Some companies may not be keen on this idea and they have their own reasons. Others may allow it in general, except certain states. The problem is that there have been court cases where they had to pay for the damages that were caused by excluded drivers. Also, the owner of the automobile can be liable following accidents caused by the left out individual. That is why underwriters can still take the existence of such a resident into account when they calculate premiums.
This may still be the case when they offer automobile insurance without license under special conditions. They still consider the existence of an unlicensed person when calculating quotes, even though they agreed that someone else will be chauffeuring or it won’t be taken out on the roads at all.
Most companies would only allow exclusions of family members or residents in the same house if they have own cars and coverage. As mentioned before, few of them may not like the idea at all and stay away. They don’t want to be a party to problems occurring in such arrangements and they do happen.
In addition, there could be some policies sold in the market that come with driver exclusion clauses, which usually mean everyone under certain age. This is a commonly used solution to ensure that premiums remain affordable or risks acceptable. For example, most companies would only cover sports cars if they can have an endorsement, which bans everyone under the age of 25 getting hold of the keys.
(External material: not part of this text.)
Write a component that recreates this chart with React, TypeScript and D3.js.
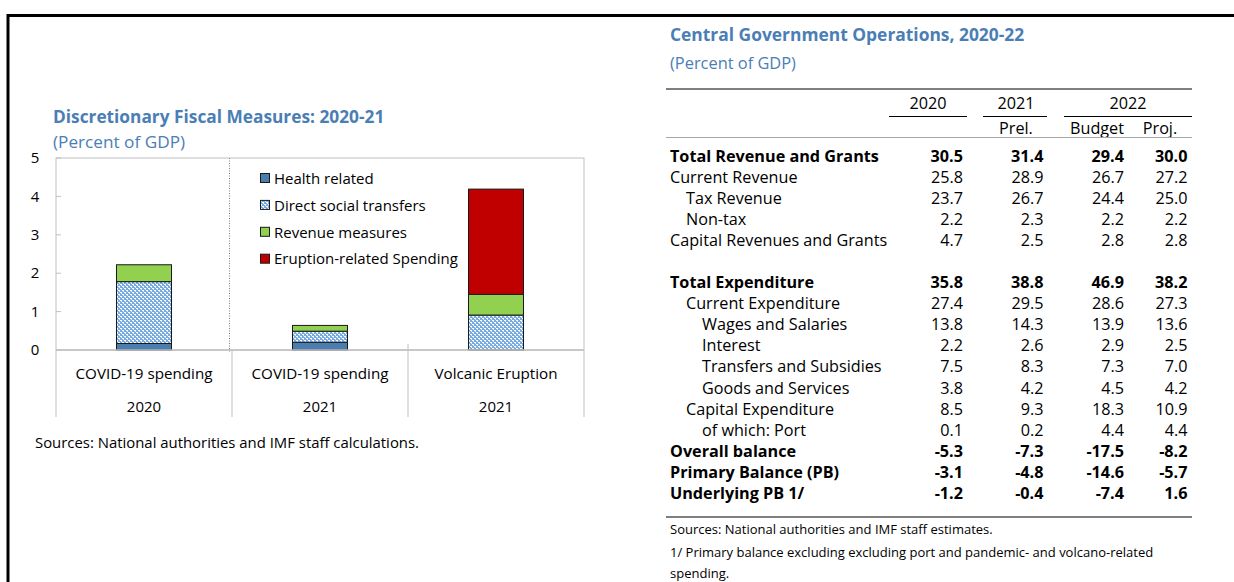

Otherwise, they consider the exposure to be too much to handle.
As a general rule, you should only accept (or request) such limitations if you are absolutely sure you can comply with them. It is worth mentioning again that owner of the vehicle is liable for injuries and damages caused by his vehicle regardless of who was behind the steering wheel, unless it is stolen. Essentially, it would be hard to argue the point that someone who is living with you took the car keys without permission. Number of people made that argument in the US courts and lost.